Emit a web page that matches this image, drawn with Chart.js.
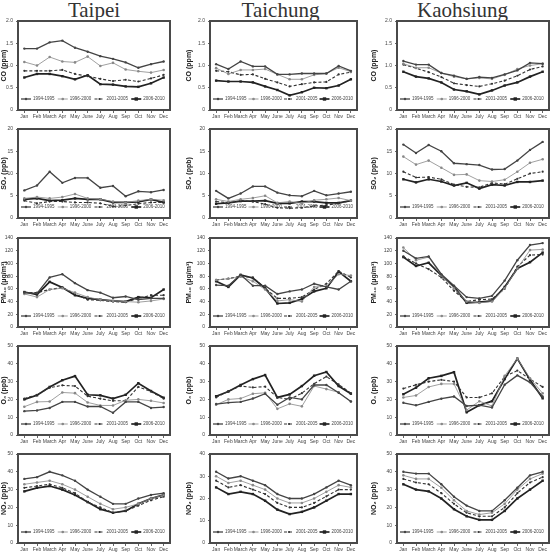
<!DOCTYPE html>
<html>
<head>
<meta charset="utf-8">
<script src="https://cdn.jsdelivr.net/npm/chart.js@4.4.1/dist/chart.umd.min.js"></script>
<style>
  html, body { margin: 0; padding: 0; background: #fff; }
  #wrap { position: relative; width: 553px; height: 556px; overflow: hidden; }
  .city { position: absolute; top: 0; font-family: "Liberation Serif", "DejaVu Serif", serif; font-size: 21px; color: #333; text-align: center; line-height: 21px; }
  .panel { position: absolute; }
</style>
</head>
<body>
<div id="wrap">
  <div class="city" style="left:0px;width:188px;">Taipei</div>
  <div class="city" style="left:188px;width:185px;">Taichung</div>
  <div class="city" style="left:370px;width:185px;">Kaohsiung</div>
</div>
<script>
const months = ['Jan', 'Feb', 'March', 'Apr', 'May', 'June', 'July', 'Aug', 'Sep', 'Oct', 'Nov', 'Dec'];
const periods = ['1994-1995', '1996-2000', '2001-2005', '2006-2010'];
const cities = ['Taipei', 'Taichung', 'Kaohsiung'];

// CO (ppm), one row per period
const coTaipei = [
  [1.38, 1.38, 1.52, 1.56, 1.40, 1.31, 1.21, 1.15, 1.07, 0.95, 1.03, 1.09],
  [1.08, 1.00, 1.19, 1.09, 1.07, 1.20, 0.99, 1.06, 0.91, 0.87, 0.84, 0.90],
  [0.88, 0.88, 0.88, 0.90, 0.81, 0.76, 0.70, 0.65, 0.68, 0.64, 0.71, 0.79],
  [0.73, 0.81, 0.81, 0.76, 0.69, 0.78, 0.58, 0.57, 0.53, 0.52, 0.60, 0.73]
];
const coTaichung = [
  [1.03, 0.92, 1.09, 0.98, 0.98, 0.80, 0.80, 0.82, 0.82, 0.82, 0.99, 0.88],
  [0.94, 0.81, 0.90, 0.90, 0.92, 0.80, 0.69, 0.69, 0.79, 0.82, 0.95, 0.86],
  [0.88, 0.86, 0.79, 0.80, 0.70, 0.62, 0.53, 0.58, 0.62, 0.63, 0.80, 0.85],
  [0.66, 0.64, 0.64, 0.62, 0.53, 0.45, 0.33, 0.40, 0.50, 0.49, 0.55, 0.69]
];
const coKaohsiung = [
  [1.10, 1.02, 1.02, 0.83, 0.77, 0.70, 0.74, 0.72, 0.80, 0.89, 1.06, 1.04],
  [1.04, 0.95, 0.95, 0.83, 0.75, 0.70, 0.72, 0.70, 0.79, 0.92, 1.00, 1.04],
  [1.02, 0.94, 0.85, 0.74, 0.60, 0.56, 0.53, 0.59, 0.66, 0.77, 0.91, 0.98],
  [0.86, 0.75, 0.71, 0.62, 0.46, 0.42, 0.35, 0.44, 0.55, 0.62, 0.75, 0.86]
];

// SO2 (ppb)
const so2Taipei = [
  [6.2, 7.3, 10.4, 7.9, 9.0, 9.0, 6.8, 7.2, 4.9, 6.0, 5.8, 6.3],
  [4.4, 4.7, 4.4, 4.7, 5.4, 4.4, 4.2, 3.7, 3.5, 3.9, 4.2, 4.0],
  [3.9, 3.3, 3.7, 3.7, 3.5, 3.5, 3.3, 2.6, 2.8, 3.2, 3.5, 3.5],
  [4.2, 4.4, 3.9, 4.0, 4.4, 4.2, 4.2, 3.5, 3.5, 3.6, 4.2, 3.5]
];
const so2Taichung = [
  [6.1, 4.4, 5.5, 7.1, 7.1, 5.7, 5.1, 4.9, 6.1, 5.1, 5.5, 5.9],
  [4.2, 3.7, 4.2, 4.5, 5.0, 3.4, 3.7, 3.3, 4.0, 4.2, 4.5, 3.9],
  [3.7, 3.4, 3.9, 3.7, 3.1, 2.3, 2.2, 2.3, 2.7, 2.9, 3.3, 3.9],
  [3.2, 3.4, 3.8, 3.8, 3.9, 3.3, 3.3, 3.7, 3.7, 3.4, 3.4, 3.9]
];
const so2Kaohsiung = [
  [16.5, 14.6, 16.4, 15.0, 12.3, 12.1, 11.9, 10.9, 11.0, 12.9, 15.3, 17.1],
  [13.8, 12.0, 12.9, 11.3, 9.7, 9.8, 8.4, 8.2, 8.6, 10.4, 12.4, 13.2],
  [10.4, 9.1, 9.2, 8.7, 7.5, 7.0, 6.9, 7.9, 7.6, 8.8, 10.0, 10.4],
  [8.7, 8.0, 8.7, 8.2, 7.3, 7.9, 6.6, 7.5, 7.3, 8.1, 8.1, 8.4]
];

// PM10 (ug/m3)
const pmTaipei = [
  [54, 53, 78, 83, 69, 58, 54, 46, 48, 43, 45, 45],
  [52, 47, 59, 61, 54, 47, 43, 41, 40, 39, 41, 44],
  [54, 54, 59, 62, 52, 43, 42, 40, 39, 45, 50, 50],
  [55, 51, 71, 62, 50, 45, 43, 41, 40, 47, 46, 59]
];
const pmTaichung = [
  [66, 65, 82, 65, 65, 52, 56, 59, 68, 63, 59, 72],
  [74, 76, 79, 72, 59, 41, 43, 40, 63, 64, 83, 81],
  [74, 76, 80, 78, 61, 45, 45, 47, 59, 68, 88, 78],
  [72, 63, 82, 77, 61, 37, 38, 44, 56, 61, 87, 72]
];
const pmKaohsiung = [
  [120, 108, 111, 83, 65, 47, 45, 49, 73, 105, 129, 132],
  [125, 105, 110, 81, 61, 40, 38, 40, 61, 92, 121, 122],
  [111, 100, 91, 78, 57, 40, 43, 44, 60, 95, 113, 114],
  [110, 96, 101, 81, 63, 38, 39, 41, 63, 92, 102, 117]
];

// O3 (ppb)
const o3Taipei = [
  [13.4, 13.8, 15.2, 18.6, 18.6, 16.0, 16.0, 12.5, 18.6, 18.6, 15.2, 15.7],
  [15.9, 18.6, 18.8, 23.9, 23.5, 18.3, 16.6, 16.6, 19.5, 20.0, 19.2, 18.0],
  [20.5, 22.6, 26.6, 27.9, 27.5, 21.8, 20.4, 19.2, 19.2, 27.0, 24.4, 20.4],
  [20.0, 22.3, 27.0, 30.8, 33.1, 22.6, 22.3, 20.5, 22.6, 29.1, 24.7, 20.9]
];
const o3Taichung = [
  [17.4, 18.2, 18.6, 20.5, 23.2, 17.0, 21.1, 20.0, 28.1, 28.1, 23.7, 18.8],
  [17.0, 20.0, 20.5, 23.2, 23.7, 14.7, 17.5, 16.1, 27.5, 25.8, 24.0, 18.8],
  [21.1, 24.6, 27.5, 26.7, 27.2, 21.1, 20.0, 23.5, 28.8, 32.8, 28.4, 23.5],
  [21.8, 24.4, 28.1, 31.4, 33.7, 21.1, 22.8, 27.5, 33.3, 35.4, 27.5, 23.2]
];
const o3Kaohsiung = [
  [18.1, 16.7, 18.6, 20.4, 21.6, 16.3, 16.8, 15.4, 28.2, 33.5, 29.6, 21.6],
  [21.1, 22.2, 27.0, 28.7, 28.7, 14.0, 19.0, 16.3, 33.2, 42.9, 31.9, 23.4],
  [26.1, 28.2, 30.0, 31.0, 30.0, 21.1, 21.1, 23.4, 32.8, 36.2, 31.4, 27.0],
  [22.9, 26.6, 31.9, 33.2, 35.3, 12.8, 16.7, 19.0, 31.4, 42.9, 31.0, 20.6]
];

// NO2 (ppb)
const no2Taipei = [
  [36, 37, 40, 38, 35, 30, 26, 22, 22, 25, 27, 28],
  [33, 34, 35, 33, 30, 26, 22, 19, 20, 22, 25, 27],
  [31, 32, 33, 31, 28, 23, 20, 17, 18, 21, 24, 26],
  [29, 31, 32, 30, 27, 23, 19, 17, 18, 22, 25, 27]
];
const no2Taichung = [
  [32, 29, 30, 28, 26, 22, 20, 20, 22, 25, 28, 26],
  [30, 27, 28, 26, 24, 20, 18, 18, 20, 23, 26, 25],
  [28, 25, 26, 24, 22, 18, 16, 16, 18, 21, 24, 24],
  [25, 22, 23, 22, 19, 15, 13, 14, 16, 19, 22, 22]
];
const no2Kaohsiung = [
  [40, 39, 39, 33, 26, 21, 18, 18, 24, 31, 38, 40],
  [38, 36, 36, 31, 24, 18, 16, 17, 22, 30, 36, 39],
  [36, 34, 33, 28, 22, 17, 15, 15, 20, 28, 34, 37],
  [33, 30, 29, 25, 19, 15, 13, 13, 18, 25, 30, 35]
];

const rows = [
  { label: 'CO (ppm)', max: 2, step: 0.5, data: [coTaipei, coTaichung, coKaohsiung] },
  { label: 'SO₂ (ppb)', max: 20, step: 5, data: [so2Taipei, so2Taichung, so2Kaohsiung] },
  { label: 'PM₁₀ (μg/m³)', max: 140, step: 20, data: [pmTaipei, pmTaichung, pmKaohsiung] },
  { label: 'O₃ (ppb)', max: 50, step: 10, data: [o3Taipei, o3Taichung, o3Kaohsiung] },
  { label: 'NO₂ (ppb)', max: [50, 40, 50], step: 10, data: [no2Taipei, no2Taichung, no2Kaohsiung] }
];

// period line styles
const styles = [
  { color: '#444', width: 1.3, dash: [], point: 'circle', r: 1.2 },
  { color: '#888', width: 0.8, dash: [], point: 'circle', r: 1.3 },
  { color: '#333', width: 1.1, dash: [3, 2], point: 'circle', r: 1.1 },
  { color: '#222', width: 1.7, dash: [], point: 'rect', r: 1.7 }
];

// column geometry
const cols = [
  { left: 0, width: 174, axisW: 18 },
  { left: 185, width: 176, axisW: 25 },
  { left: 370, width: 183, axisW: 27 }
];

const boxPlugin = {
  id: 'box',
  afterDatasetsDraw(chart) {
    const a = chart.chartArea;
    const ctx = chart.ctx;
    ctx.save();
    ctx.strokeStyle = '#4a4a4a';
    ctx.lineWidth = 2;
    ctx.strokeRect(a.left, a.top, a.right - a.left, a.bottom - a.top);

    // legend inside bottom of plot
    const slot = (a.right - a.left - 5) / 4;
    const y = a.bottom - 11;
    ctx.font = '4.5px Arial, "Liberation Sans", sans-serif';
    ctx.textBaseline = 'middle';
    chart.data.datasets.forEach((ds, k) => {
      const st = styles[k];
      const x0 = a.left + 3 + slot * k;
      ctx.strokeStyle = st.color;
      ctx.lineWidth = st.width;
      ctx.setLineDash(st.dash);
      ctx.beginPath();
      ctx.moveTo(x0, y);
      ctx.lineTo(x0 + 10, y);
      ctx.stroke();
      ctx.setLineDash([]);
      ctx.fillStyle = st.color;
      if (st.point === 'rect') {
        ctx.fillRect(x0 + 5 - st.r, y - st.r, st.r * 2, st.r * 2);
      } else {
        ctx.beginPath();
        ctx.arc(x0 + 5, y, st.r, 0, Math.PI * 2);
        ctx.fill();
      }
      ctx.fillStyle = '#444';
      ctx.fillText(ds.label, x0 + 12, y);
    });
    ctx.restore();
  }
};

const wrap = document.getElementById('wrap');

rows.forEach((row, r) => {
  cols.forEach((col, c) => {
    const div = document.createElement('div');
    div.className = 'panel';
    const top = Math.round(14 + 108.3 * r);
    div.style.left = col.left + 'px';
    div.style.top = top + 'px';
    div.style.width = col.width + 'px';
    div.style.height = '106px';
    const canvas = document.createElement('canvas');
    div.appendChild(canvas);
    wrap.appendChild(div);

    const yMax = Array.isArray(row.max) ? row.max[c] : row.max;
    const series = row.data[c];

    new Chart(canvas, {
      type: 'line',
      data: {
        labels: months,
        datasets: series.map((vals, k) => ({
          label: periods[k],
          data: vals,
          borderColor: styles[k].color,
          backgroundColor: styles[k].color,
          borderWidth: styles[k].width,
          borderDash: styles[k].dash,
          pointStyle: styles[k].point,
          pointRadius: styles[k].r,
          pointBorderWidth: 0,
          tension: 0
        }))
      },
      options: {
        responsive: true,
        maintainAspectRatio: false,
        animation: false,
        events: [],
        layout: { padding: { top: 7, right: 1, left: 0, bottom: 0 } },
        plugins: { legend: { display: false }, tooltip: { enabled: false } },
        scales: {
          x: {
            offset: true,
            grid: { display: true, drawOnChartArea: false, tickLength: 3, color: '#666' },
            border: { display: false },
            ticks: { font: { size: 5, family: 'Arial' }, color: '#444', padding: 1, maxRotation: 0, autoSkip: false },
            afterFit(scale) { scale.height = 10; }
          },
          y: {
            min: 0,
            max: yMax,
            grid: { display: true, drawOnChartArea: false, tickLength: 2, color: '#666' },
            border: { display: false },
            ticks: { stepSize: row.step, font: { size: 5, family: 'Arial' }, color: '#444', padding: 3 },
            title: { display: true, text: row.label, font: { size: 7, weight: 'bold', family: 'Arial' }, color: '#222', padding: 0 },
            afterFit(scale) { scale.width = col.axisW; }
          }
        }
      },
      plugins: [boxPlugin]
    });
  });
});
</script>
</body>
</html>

────────

Everything from the first line of the listing above through the line that contains "const cities = ['Taipei', 'Taichung', 'Kaohsiung'];" is to be restated word for word, minus the pictures.

Result of the exercise
Emit a web page that matches this image, drawn with Chart.js.
<!DOCTYPE html>
<html>
<head>
<meta charset="utf-8">
<script src="https://cdn.jsdelivr.net/npm/chart.js@4.4.1/dist/chart.umd.min.js"></script>
<style>
  html, body { margin: 0; padding: 0; background: #fff; }
  #wrap { position: relative; width: 553px; height: 556px; overflow: hidden; }
  .city { position: absolute; top: 0; font-family: "Liberation Serif", "DejaVu Serif", serif; font-size: 21px; color: #333; text-align: center; line-height: 21px; }
  .panel { position: absolute; }
</style>
</head>
<body>
<div id="wrap">
  <div class="city" style="left:0px;width:188px;">Taipei</div>
  <div class="city" style="left:188px;width:185px;">Taichung</div>
  <div class="city" style="left:370px;width:185px;">Kaohsiung</div>
</div>
<script>
const months = ['Jan', 'Feb', 'March', 'Apr', 'May', 'June', 'July', 'Aug', 'Sep', 'Oct', 'Nov', 'Dec'];
const periods = ['1994-1995', '1996-2000', '2001-2005', '2006-2010'];
const cities = ['Taipei', 'Taichung', 'Kaohsiung'];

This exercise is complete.